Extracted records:
•••

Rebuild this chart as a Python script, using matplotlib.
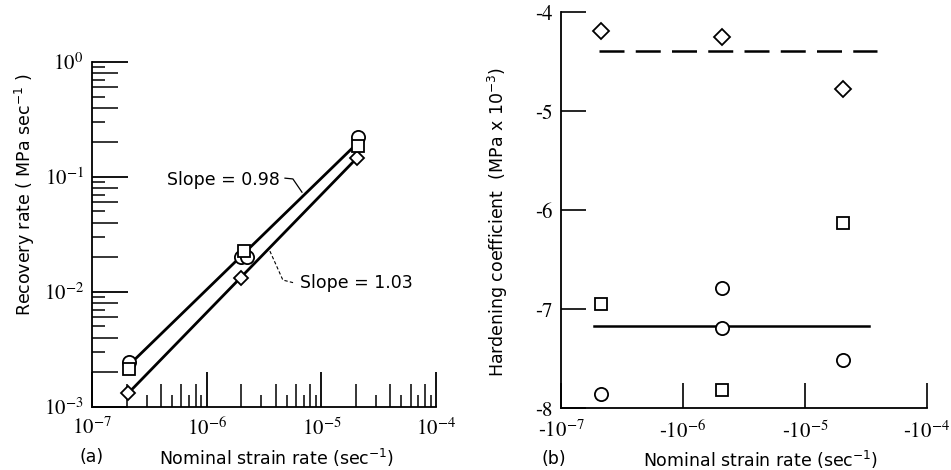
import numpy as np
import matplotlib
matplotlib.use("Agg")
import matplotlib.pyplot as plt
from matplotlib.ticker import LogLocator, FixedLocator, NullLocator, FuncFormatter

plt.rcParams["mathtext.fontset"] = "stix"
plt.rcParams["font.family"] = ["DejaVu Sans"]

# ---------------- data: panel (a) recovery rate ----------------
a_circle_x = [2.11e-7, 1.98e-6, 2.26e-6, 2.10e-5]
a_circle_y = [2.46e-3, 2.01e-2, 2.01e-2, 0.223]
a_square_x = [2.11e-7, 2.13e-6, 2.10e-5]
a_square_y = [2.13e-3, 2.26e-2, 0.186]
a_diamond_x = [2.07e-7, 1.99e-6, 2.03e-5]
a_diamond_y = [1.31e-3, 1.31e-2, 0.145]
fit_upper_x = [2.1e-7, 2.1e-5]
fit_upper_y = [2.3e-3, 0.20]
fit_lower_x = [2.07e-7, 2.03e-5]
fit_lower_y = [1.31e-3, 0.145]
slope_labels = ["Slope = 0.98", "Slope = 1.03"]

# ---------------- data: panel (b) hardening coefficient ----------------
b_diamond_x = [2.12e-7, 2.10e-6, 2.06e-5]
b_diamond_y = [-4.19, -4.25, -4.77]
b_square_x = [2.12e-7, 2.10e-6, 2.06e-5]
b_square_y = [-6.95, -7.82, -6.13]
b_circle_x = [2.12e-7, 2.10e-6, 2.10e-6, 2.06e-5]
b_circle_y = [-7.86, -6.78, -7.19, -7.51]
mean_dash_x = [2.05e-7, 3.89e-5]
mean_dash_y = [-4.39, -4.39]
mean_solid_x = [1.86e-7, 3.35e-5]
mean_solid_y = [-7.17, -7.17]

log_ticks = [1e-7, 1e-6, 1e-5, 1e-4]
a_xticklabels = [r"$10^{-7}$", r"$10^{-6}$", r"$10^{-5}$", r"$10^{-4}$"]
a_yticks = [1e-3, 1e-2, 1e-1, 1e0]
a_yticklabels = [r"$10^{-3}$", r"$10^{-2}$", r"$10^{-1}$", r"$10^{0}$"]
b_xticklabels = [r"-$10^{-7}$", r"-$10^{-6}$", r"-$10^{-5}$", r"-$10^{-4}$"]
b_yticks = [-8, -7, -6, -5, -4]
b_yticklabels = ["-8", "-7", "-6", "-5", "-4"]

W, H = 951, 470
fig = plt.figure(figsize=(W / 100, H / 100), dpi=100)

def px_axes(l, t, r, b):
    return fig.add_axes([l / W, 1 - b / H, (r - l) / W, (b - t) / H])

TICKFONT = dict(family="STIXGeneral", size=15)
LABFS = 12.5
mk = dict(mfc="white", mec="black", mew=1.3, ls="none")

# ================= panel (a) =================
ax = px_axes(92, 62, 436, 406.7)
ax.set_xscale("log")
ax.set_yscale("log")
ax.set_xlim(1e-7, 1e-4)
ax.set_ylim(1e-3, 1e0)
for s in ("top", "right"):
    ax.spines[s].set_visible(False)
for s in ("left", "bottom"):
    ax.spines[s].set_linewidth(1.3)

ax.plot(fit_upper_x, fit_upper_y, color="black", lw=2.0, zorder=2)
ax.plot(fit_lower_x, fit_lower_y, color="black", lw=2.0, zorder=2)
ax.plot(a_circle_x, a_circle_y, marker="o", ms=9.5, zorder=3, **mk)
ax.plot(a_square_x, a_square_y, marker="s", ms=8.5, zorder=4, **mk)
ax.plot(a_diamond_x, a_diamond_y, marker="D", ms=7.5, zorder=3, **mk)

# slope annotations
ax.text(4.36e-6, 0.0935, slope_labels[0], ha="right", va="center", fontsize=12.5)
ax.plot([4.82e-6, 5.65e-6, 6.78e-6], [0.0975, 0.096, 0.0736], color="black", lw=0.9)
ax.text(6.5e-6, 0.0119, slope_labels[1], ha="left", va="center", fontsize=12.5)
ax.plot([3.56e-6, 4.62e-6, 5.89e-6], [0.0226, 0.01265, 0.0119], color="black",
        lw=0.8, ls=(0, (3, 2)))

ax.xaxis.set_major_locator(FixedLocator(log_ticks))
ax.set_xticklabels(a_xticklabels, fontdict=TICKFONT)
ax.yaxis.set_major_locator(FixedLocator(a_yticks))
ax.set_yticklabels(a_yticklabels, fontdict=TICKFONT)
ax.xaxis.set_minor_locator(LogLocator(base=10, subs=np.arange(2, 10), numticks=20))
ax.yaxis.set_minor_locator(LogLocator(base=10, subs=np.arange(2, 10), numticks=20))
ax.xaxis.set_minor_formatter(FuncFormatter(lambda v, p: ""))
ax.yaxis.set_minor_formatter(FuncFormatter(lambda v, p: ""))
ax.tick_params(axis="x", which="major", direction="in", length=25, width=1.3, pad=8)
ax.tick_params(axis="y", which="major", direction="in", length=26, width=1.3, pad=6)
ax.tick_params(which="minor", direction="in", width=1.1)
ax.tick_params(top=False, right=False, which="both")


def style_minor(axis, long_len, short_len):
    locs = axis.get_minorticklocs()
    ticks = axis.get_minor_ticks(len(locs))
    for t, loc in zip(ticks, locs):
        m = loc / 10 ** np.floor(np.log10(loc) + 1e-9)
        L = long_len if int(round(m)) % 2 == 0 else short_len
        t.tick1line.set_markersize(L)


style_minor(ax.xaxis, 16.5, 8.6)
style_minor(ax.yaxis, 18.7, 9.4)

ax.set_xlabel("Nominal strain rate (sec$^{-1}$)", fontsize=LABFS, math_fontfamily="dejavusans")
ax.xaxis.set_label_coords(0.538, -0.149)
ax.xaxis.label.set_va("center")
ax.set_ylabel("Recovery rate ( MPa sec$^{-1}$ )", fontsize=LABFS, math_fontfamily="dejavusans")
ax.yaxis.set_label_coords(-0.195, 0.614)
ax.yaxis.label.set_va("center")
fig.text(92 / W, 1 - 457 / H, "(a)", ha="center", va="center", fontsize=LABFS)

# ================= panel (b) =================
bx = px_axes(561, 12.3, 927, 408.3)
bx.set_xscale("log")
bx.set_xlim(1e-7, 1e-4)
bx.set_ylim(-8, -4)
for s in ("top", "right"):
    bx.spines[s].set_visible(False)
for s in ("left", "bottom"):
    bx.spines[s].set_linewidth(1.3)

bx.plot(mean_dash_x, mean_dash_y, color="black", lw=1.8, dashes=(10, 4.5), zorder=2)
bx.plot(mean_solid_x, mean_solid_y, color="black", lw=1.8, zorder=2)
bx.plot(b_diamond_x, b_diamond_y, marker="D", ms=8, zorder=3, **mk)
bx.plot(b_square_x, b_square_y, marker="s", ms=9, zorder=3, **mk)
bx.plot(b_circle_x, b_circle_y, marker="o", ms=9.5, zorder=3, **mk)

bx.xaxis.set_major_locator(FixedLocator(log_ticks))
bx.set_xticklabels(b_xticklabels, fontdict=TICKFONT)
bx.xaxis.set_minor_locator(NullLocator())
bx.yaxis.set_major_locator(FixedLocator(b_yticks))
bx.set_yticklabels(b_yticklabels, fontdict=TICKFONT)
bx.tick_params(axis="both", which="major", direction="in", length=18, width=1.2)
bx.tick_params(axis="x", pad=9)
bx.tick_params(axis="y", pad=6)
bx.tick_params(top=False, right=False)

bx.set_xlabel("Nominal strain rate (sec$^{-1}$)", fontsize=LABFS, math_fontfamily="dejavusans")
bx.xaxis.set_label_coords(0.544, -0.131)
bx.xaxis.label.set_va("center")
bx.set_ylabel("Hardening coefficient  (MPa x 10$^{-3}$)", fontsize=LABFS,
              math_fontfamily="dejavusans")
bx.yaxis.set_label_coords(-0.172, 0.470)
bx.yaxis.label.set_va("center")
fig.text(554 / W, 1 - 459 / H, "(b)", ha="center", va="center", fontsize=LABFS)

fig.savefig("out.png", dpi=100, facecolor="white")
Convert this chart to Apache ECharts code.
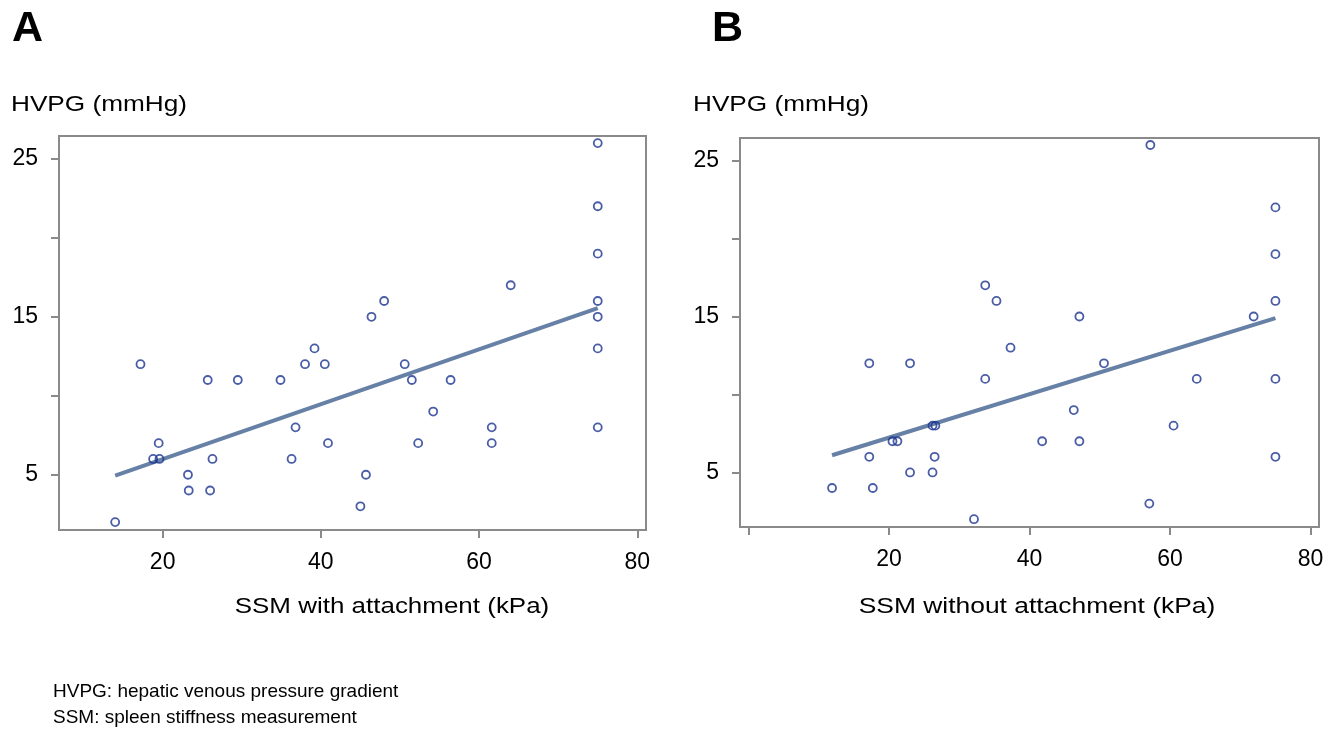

•••

What this task involves>
Print, exactly as written, the lines above from the first one to the one containing "return fig.add_axes([l /". Leave out pictures.

The response>
Rebuild this chart as a Python script, using matplotlib.
import numpy as np
import matplotlib
matplotlib.use("Agg")
import matplotlib.pyplot as plt
from matplotlib.ticker import LogLocator, FixedLocator, NullLocator, FuncFormatter

plt.rcParams["mathtext.fontset"] = "stix"
plt.rcParams["font.family"] = ["DejaVu Sans"]

# ---------------- data: panel (a) recovery rate ----------------
a_circle_x = [2.11e-7, 1.98e-6, 2.26e-6, 2.10e-5]
a_circle_y = [2.46e-3, 2.01e-2, 2.01e-2, 0.223]
a_square_x = [2.11e-7, 2.13e-6, 2.10e-5]
a_square_y = [2.13e-3, 2.26e-2, 0.186]
a_diamond_x = [2.07e-7, 1.99e-6, 2.03e-5]
a_diamond_y = [1.31e-3, 1.31e-2, 0.145]
fit_upper_x = [2.1e-7, 2.1e-5]
fit_upper_y = [2.3e-3, 0.20]
fit_lower_x = [2.07e-7, 2.03e-5]
fit_lower_y = [1.31e-3, 0.145]
slope_labels = ["Slope = 0.98", "Slope = 1.03"]

# ---------------- data: panel (b) hardening coefficient ----------------
b_diamond_x = [2.12e-7, 2.10e-6, 2.06e-5]
b_diamond_y = [-4.19, -4.25, -4.77]
b_square_x = [2.12e-7, 2.10e-6, 2.06e-5]
b_square_y = [-6.95, -7.82, -6.13]
b_circle_x = [2.12e-7, 2.10e-6, 2.10e-6, 2.06e-5]
b_circle_y = [-7.86, -6.78, -7.19, -7.51]
mean_dash_x = [2.05e-7, 3.89e-5]
mean_dash_y = [-4.39, -4.39]
mean_solid_x = [1.86e-7, 3.35e-5]
mean_solid_y = [-7.17, -7.17]

log_ticks = [1e-7, 1e-6, 1e-5, 1e-4]
a_xticklabels = [r"$10^{-7}$", r"$10^{-6}$", r"$10^{-5}$", r"$10^{-4}$"]
a_yticks = [1e-3, 1e-2, 1e-1, 1e0]
a_yticklabels = [r"$10^{-3}$", r"$10^{-2}$", r"$10^{-1}$", r"$10^{0}$"]
b_xticklabels = [r"-$10^{-7}$", r"-$10^{-6}$", r"-$10^{-5}$", r"-$10^{-4}$"]
b_yticks = [-8, -7, -6, -5, -4]
b_yticklabels = ["-8", "-7", "-6", "-5", "-4"]

W, H = 951, 470
fig = plt.figure(figsize=(W / 100, H / 100), dpi=100)

def px_axes(l, t, r, b):
    return fig.add_axes([l / W, 1 - b / H, (r - l) / W, (b - t) / H])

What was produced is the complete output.